The fort was erected in 1723 at the mouth of the Grand River, near present-day Brunswick, by Étienne Véniard de Bourgmont, born in Normandy, France, and former commandant of Fort Ponchartrain of Detroit. A village of the Native American Missouri Nation was across the river from the fort. The establishment of Fort Orleans included a chapel that was the first Catholic church in the Missouri Valley. The first resident priest was Father Jean-Paul Mercier, who studied at the Petit Séminaire of Quebec. He died in Cahokia in the Illinois Country on Friday, March 30, 1753 after 35 years of service in foreign missions in Colonial French Louisiana.
The Missouri River Valley
In his 1714 paper entitled The Road to Be Taken to Ascend the Missouri River (the first navigation report regarding America’s longest river), Véniard describes the lands of the Native American Ecanz as follows: “These are the most beautiful countries and the most beautiful pieces of land in the world. The prairies there are like seas and full of wild beasts, especially bisons, cows, hinds (doe) and stags, which are there in numbers that stagger the imagination. They (the Ecanz) almost always hunt with bow and arrow. They have very fine horses and are very good horsemen.”

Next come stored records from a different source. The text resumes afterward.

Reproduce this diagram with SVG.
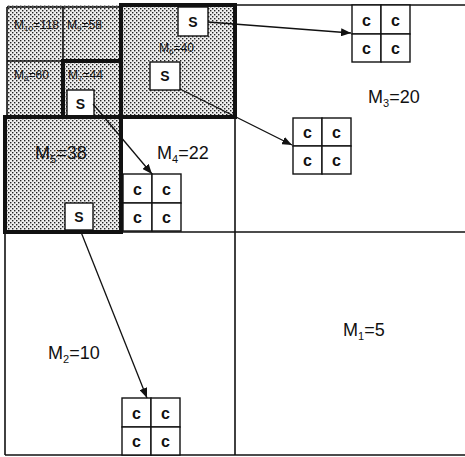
<svg xmlns="http://www.w3.org/2000/svg" width="465" height="457" viewBox="0 0 465 457">
<defs>
<pattern id="dots" patternUnits="userSpaceOnUse" width="4" height="4">
<rect width="4" height="4" fill="#efefef"/>
<rect x="0" y="0" width="1.4" height="1.4" fill="#222"/>
<rect x="2" y="2" width="1.4" height="1.4" fill="#222"/>
</pattern>
<marker id="ah" viewBox="0 0 10 8" refX="10" refY="4" markerWidth="10" markerHeight="8" markerUnits="userSpaceOnUse" orient="auto">
<path d="M0,0 L10,4 L0,8 Z" fill="#111"/>
</marker>
</defs>
<style>
.thin{stroke:#111;stroke-width:1.6;fill:none}
.thick{stroke:#111;stroke-width:4;fill:none;stroke-linecap:square}
.box{fill:#fff;stroke:#111;stroke-width:1.4}
.lab{font-family:"Liberation Sans",Arial,sans-serif;fill:#111}
.big{font-size:18px}
.sm{font-size:12px}
.cell{font-family:"Liberation Sans",Arial,sans-serif;font-size:16px;font-weight:bold;fill:#111;text-anchor:middle}
.s{font-family:"Liberation Sans",Arial,sans-serif;font-size:14px;font-weight:bold;fill:#111;text-anchor:middle}
.conn{stroke:#111;stroke-width:1.3;fill:none;marker-end:url(#ah)}
</style>
<rect width="465" height="457" fill="#fff"/>

<g id="shading">
<rect x="7" y="5" width="228" height="112" fill="url(#dots)"/>
<rect x="5" y="117" width="116" height="115" fill="url(#dots)"/>
</g>

<g id="frame">
<line class="thin" x1="5" y1="117" x2="5" y2="455"/>
<line class="thin" x1="235" y1="5" x2="465" y2="5"/>
<line class="thin" x1="5" y1="455" x2="465" y2="455"/>
<line class="thin" x1="235" y1="117" x2="235" y2="455"/>
<line class="thin" x1="121" y1="232" x2="465" y2="232"/>
<line class="thin" x1="7" y1="7" x2="121" y2="7"/>
<line class="thin" x1="7" y1="7" x2="7" y2="117"/>
<line class="thin" x1="63" y1="7" x2="63" y2="61"/>
<line class="thin" x1="7" y1="61" x2="63" y2="61"/>
</g>

<g id="M10"><text class="lab sm" x="14" y="29">M<tspan font-size="8" dy="2">10</tspan><tspan dy="-2">=118</tspan></text></g>
<g id="M9"><text class="lab sm" x="67" y="29">M<tspan font-size="8" dy="2">9</tspan><tspan dy="-2">=58</tspan></text></g>
<g id="M8"><text class="lab sm" x="14" y="79">M<tspan font-size="8" dy="2">8</tspan><tspan dy="-2">=60</tspan></text></g>
<g id="M7">
<path class="thick" d="M63,117 V61 H121"/>
<text class="lab sm" x="68" y="79">M<tspan font-size="8" dy="2">7</tspan><tspan dy="-2">=44</tspan></text>
<rect class="box" x="67" y="90" width="27" height="27"/>
<text class="s" x="80.5" y="109">S</text>
</g>
<g id="M6">
<rect class="thick" x="121" y="5" width="114" height="112"/>
<text class="lab sm" x="159" y="52">M<tspan font-size="8" dy="2">6</tspan><tspan dy="-2">=40</tspan></text>
<rect class="box" x="178" y="7" width="30" height="29"/>
<text class="s" x="193" y="27">S</text>
<rect class="box" x="150" y="62" width="30" height="28"/>
<text class="s" x="165" y="81">S</text>
</g>
<g id="M5">
<rect class="thick" x="5" y="117" width="116" height="115"/>
<text class="lab big" x="35" y="159">M<tspan font-size="11" dy="4">5</tspan><tspan dy="-4">=38</tspan></text>
<rect class="box" x="65" y="203" width="28" height="27"/>
<text class="s" x="79" y="222">S</text>
</g>
<g id="M4"><text class="lab big" x="157" y="159">M<tspan font-size="11" dy="4">4</tspan><tspan dy="-4">=22</tspan></text></g>
<g id="M3"><text class="lab big" x="368" y="103">M<tspan font-size="11" dy="4">3</tspan><tspan dy="-4">=20</tspan></text></g>
<g id="M2"><text class="lab big" x="48" y="359">M<tspan font-size="11" dy="4">2</tspan><tspan dy="-4">=10</tspan></text></g>
<g id="M1"><text class="lab big" x="343" y="336">M<tspan font-size="11" dy="4">1</tspan><tspan dy="-4">=5</tspan></text></g>

<g id="gridA">
<rect class="box" x="352" y="5" width="29" height="29"/><rect class="box" x="381" y="5" width="29" height="29"/>
<rect class="box" x="352" y="34" width="29" height="28"/><rect class="box" x="381" y="34" width="29" height="28"/>
<text class="cell" x="366.5" y="26">c</text><text class="cell" x="395.5" y="26">c</text>
<text class="cell" x="366.5" y="54">c</text><text class="cell" x="395.5" y="54">c</text>
</g>
<g id="gridB">
<rect class="box" x="293" y="118" width="29" height="28"/><rect class="box" x="322" y="118" width="29" height="28"/>
<rect class="box" x="293" y="146" width="29" height="28"/><rect class="box" x="322" y="146" width="29" height="28"/>
<text class="cell" x="307.5" y="138">c</text><text class="cell" x="336.5" y="138">c</text>
<text class="cell" x="307.5" y="166">c</text><text class="cell" x="336.5" y="166">c</text>
</g>
<g id="gridC">
<rect class="box" x="123" y="174" width="29" height="29"/><rect class="box" x="152" y="174" width="29" height="29"/>
<rect class="box" x="123" y="203" width="29" height="28"/><rect class="box" x="152" y="203" width="29" height="28"/>
<text class="cell" x="137.5" y="195">c</text><text class="cell" x="166.5" y="195">c</text>
<text class="cell" x="137.5" y="223">c</text><text class="cell" x="166.5" y="223">c</text>
</g>
<g id="gridD">
<rect class="box" x="122" y="398" width="29" height="29"/><rect class="box" x="151" y="398" width="29" height="29"/>
<rect class="box" x="122" y="427" width="29" height="28"/><rect class="box" x="151" y="427" width="29" height="28"/>
<text class="cell" x="136.5" y="419">c</text><text class="cell" x="165.5" y="419">c</text>
<text class="cell" x="136.5" y="447">c</text><text class="cell" x="165.5" y="447">c</text>
</g>

<g id="connectors">
<line class="conn" x1="208" y1="22" x2="351" y2="33"/>
<line class="conn" x1="180" y1="89" x2="292" y2="145"/>
<line class="conn" x1="93" y1="104" x2="152" y2="174"/>
<line class="conn" x1="81" y1="232" x2="147" y2="398"/>
</g>
</svg>
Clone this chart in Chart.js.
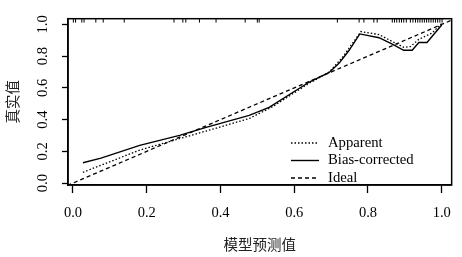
<!DOCTYPE html>
<html>
<head>
<meta charset="utf-8">
<script src="https://cdn.jsdelivr.net/npm/chart.js@4.4.1/dist/chart.umd.min.js"></script>
<style>
  body { margin: 0; background: #fff; }
  #wrap { width: 462px; height: 257px; }
</style>
</head>
<body>
<div id="wrap"><canvas id="calChart"></canvas></div>
<script>
// values
const biasX = [0.027, 0.076, 0.181, 0.289, 0.361, 0.478, 0.532, 0.641, 0.695, 0.722, 0.749, 0.778, 0.830, 0.866, 0.897, 0.920, 0.938, 0.960, 1.000];
const biasY = [0.128, 0.157, 0.238, 0.301, 0.351, 0.427, 0.477, 0.637, 0.697, 0.756, 0.837, 0.940, 0.916, 0.876, 0.837, 0.837, 0.886, 0.886, 0.996];

const apparentX = [0.027, 0.181, 0.361, 0.478, 0.540, 0.641, 0.695, 0.730, 0.781, 0.830, 0.866, 0.897, 0.915, 0.938, 0.974, 1.000];
const apparentY = [0.068, 0.208, 0.328, 0.407, 0.480, 0.630, 0.700, 0.790, 0.955, 0.936, 0.892, 0.856, 0.860, 0.906, 0.946, 1.006];

const idealX = [-0.05, 1.05];

// predicted probabilities shown as a rug on the top edge
const rugX = [0.001, 0.007, 0.024, 0.030, 0.062, 0.082, 0.139, 0.274, 0.298, 0.306, 0.343, 0.388, 0.467, 0.500, 0.505,
  0.717, 0.776, 0.789, 0.816, 0.825, 0.866, 0.872, 0.878, 0.885, 0.891, 0.897, 0.904, 0.915, 0.922, 0.929,
  0.935, 0.941, 0.947, 0.953, 0.959, 0.965, 0.971, 0.977, 0.983, 0.989, 0.995, 1.001];

const xTicks = [0, 0.2, 0.4, 0.6, 0.8, 1.0];
const yTicks = [0, 0.2, 0.4, 0.6, 0.8, 1.0];
const legendNames = ['Apparent', 'Bias-corrected', 'Ideal'];

const serif = '"Liberation Serif", "Times New Roman", serif';
const cjk = '"Noto Sans CJK SC", sans-serif';

const pts = (xs, ys) => xs.map((x, i) => ({ x: x, y: ys[i] }));

// full box round the plot
const boxPlugin = {
  id: 'box',
  afterDatasetsDraw(chart) {
    const a = chart.chartArea;
    const ctx = chart.ctx;
    ctx.save();
    ctx.strokeStyle = '#000';
    ctx.lineWidth = 1.5;
    ctx.strokeRect(a.left, a.top, a.right - a.left, a.bottom - a.top);
    ctx.restore();
  }
};

// legend inside the plot, lower right, with line samples
const lineLegend = {
  id: 'lineLegend',
  afterDraw(chart) {
    const ctx = chart.ctx;
    const rows = [143, 160.5, 178];
    ctx.save();
    ctx.font = '14.7px ' + serif;
    ctx.fillStyle = '#000';
    ctx.textBaseline = 'middle';
    legendNames.forEach((name, i) => {
      const ds = chart.data.datasets[i];
      ctx.strokeStyle = '#000';
      ctx.lineWidth = ds.borderWidth;
      ctx.setLineDash(ds.borderDash || []);
      ctx.beginPath();
      ctx.moveTo(291, rows[i]);
      ctx.lineTo(319, rows[i]);
      ctx.stroke();
      ctx.fillText(name, 328, rows[i]);
    });
    ctx.restore();
  }
};

new Chart(document.getElementById('calChart'), {
  type: 'scatter',
  data: {
    datasets: [
      {
        label: legendNames[0],
        data: pts(apparentX, apparentY),
        showLine: true,
        borderColor: '#000',
        borderWidth: 1.3,
        borderDash: [1.5, 2],
        pointRadius: 0,
        tension: 0
      },
      {
        label: legendNames[1],
        data: pts(biasX, biasY),
        showLine: true,
        borderColor: '#000',
        borderWidth: 1.4,
        pointRadius: 0,
        tension: 0
      },
      {
        label: legendNames[2],
        data: pts(idealX, idealX),
        showLine: true,
        borderColor: '#000',
        borderWidth: 1.3,
        borderDash: [4, 3],
        pointRadius: 0
      },
      {
        label: 'rug',
        data: rugX.map(x => ({ x: x, y: 1.024 })),
        showLine: false,
        pointStyle: 'line',
        rotation: 90,
        pointRadius: 2,
        borderColor: '#000',
        borderWidth: 1,
        clip: false
      }
    ]
  },
  options: {
    responsive: true,
    maintainAspectRatio: false,
    animation: false,
    events: [],
    layout: { padding: { top: 10, right: 9, left: 0, bottom: 0 } },
    plugins: {
      legend: { display: false },
      tooltip: { enabled: false }
    },
    scales: {
      x: {
        type: 'linear',
        min: -0.0135,
        max: 1.027,
        afterBuildTicks: (s) => { s.ticks = xTicks.map(v => ({ value: v })); },
        afterFit: (s) => { s.height = 72; },
        grid: { drawOnChartArea: false, drawTicks: true, tickLength: 8, tickWidth: 1.3, tickColor: '#000' },
        border: { display: true, color: '#000', width: 1.5 },
        ticks: {
          color: '#000',
          padding: 11,
          maxRotation: 0,
          font: { family: serif, size: 14.5 },
          callback: (v) => v.toFixed(1)
        },
        title: {
          display: true,
          text: '模型预测值',
          color: '#222',
          font: { family: cjk, size: 14.5 },
          padding: { top: 4, bottom: 4 }
        }
      },
      y: {
        type: 'linear',
        min: -0.012,
        max: 1.036,
        afterBuildTicks: (s) => { s.ticks = yTicks.map(v => ({ value: v })); },
        afterFit: (s) => { s.width = 68; },
        grid: { drawOnChartArea: false, drawTicks: true, tickLength: 6, tickWidth: 1.3, tickColor: '#000' },
        border: { display: true, color: '#000', width: 1.5 },
        ticks: {
          color: '#000',
          padding: 10,
          minRotation: 90,
          maxRotation: 90,
          crossAlign: 'center',
          font: { family: serif, size: 14.5 },
          callback: (v) => v.toFixed(1)
        },
        title: {
          display: true,
          text: '真实值',
          color: '#222',
          font: { family: cjk, size: 14.5 },
          padding: { top: 4, bottom: 4 }
        }
      }
    }
  },
  plugins: [boxPlugin, lineLegend]
});
</script>
</body>
</html>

Famous French cartographer Guillaume Delisle’s 1718 map of Colonial Louisiana and the course of the Mississippi was the first to portray the Missouri River with accuracy. It influenced the cartography of the Missouri Valley throughout the 18th century. Needless to say that Véniard’s 1714 geographical descriptions greatly helped. It is noteworthy that Delisle taught geography to the young Louis XV and received from him in 1718 the title “King’s first geographer”, created on this occasion.
This artwork by Ernest Leonard Blumenschien, displayed on the second floor of the Missouri State Capitol in Jefferson City, represents the return to Fort Orleans from a trip to Paris, France, organized by Véniard de Bourgmont in 1725 for a small group of soldiers from the Marine troops accompanied by some Missouris. The scene depicts the elegant Parisian dress worn by the native wife of young Sergeant Dubois,standing on her left, in azure military attire. The newly married couple is surrounded by their aboriginal travel companions with white and red plumage.
This rich French fact of early American history is almost unknown to Americans and to the world of the Francophonie.